**** RECORDED INFORMATION
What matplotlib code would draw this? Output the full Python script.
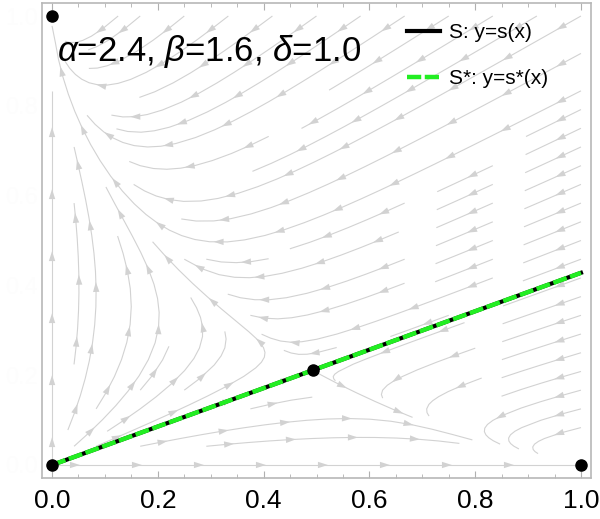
import numpy as np
import matplotlib.pyplot as plt
from matplotlib.patches import Polygon

plt.rcParams['mathtext.fontset'] = 'custom'
plt.rcParams['mathtext.it'] = 'Liberation Sans:italic'
plt.rcParams['mathtext.rm'] = 'Liberation Sans'

# parametros del modelo
alfa = 2.4
beta = 1.6
delta = 1.0

# puntos fijos
puntos_x = [0.0, 0.0, 1.0, 0.493]
puntos_y = [0.0, 1.0, 0.0, 0.211]

# separatriz S y S*
linea_x = [0.0, 1.0]
linea_y = [0.0, 0.428]

ticks_x = [0.0, 0.2, 0.4, 0.6, 0.8, 1.0]
ticks_y = [0.0, 0.2, 0.4, 0.6, 0.8, 1.0]

gris = '#d2d2d2'


def campo(x, y):
    u = x * (1 - x - alfa * y)
    v = delta * y * (1 - y - beta * x)
    return u, v


fig = plt.figure(figsize=(6.0, 5.19), dpi=100)
ax = fig.add_axes([42 / 600, 1 - 478 / 519, 549 / 600, 475 / 519])
ax.set_xlim(-0.019, 1.019)
ax.set_ylim(-0.029, 1.029)

xs = np.linspace(0, 1, 120)
ys = np.linspace(0, 1, 120)
X, Y = np.meshgrid(xs, ys)
U, V = campo(X, Y)
res = ax.streamplot(X, Y, U, V, density=0.85, color=gris, linewidth=0.8,
                    arrowsize=0.01, zorder=1)
for p in list(ax.patches):
    p.remove()

# trayectorias (unir segmentos si vienen de a dos puntos)
segs = [np.asarray(s) for s in res.lines.get_segments()]
if all(len(s) == 2 for s in segs):
    trayectorias = []
    actual = []
    for s in segs:
        if actual and np.allclose(actual[-1], s[0]):
            actual.append(s[1])
        else:
            if len(actual) > 1:
                trayectorias.append(np.array(actual))
            actual = [s[0], s[1]]
    if len(actual) > 1:
        trayectorias.append(np.array(actual))
else:
    trayectorias = segs

# varias flechas por trayectoria (triangulos en pixeles)
inv = ax.transData.inverted()
paso = 62.0
largo = 10.0
ancho = 3.2
for tr in trayectorias:
    pix = ax.transData.transform(tr)
    d = np.r_[0, np.cumsum(np.hypot(*np.diff(pix, axis=0).T))]
    if d[-1] < 20:
        continue
    for pp in np.arange(paso * 0.45, d[-1] - 6, paso):
        i = min(max(np.searchsorted(d, pp), 1), len(tr) - 1)
        v = pix[i] - pix[i - 1]
        n = np.hypot(*v)
        if n == 0:
            continue
        v = v / n
        w = np.array([-v[1], v[0]])
        punta = np.array([np.interp(pp, d, pix[:, 0]), np.interp(pp, d, pix[:, 1])])
        base = punta - v * largo
        tri = np.array([punta, base + w * ancho, base - w * ancho])
        ax.add_patch(Polygon(inv.transform(tri), closed=True, fc=gris, ec='none',
                             zorder=2))

ax.plot(linea_x, linea_y, color='black', lw=3.0, label='S: y=s(x)', zorder=3)
ax.plot(linea_x, linea_y, color='#22ee22', lw=3.2, ls=(0, (3.2, 0.8)),
        label='S*: y=s*(x)', zorder=4)
ax.plot(puntos_x, puntos_y, 'o', color='black', ms=8, zorder=5, clip_on=False)

ax.set_xticks(ticks_x)
ax.set_xticklabels([f'{t:.1f}' for t in ticks_x])
ax.set_yticks(ticks_y)
ax.set_yticklabels([f'{t:.1f}' for t in ticks_y])
ax.set_xticks(np.arange(0, 1.0001, 0.05), minor=True)
ax.tick_params(axis='x', which='both', direction='in', top=True, color='#b0b0b0',
               labelsize=19, pad=8)
ax.tick_params(axis='x', which='major', length=5)
ax.tick_params(axis='x', which='minor', length=3)
ax.tick_params(axis='y', which='both', length=0, labelcolor='#fdfdfd',
               labelsize=17, pad=3)
for sp in ax.spines.values():
    sp.set_color('#b8b8b8')
    sp.set_linewidth(1.2)
for lab in ax.get_xticklabels() + ax.get_yticklabels():
    lab.set_family('Liberation Sans')

ax.text(0.01, 0.922, r'$\alpha$=2.4, $\beta$=1.6, $\delta$=1.0', fontsize=25,
        family='Liberation Sans', va='center', ha='left', zorder=6)

leg = ax.legend(loc='upper left', bbox_to_anchor=(0.665, 0.958), frameon=False,
                prop={'family': 'Liberation Sans', 'size': 15},
                handlelength=1.6, labelspacing=1.3, handletextpad=0.4,
                borderpad=0, borderaxespad=0)

fig.savefig('out.png', dpi=100)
********
YOUR OBJECTIVE: Pictures excluded, repeat exactly the lines from the top of the material through the line with "trayectorias = segs", including both of those lines.

TASK RESPONSE:
What matplotlib code would draw this? Output the full Python script.
import numpy as np
import matplotlib.pyplot as plt
from matplotlib.patches import Polygon

plt.rcParams['mathtext.fontset'] = 'custom'
plt.rcParams['mathtext.it'] = 'Liberation Sans:italic'
plt.rcParams['mathtext.rm'] = 'Liberation Sans'

# parametros del modelo
alfa = 2.4
beta = 1.6
delta = 1.0

# puntos fijos
puntos_x = [0.0, 0.0, 1.0, 0.493]
puntos_y = [0.0, 1.0, 0.0, 0.211]

# separatriz S y S*
linea_x = [0.0, 1.0]
linea_y = [0.0, 0.428]

ticks_x = [0.0, 0.2, 0.4, 0.6, 0.8, 1.0]
ticks_y = [0.0, 0.2, 0.4, 0.6, 0.8, 1.0]

gris = '#d2d2d2'


def campo(x, y):
    u = x * (1 - x - alfa * y)
    v = delta * y * (1 - y - beta * x)
    return u, v


fig = plt.figure(figsize=(6.0, 5.19), dpi=100)
ax = fig.add_axes([42 / 600, 1 - 478 / 519, 549 / 600, 475 / 519])
ax.set_xlim(-0.019, 1.019)
ax.set_ylim(-0.029, 1.029)

xs = np.linspace(0, 1, 120)
ys = np.linspace(0, 1, 120)
X, Y = np.meshgrid(xs, ys)
U, V = campo(X, Y)
res = ax.streamplot(X, Y, U, V, density=0.85, color=gris, linewidth=0.8,
                    arrowsize=0.01, zorder=1)
for p in list(ax.patches):
    p.remove()

# trayectorias (unir segmentos si vienen de a dos puntos)
segs = [np.asarray(s) for s in res.lines.get_segments()]
if all(len(s) == 2 for s in segs):
    trayectorias = []
    actual = []
    for s in segs:
        if actual and np.allclose(actual[-1], s[0]):
            actual.append(s[1])
        else:
            if len(actual) > 1:
                trayectorias.append(np.array(actual))
            actual = [s[0], s[1]]
    if len(actual) > 1:
        trayectorias.append(np.array(actual))
else:
    trayectorias = segs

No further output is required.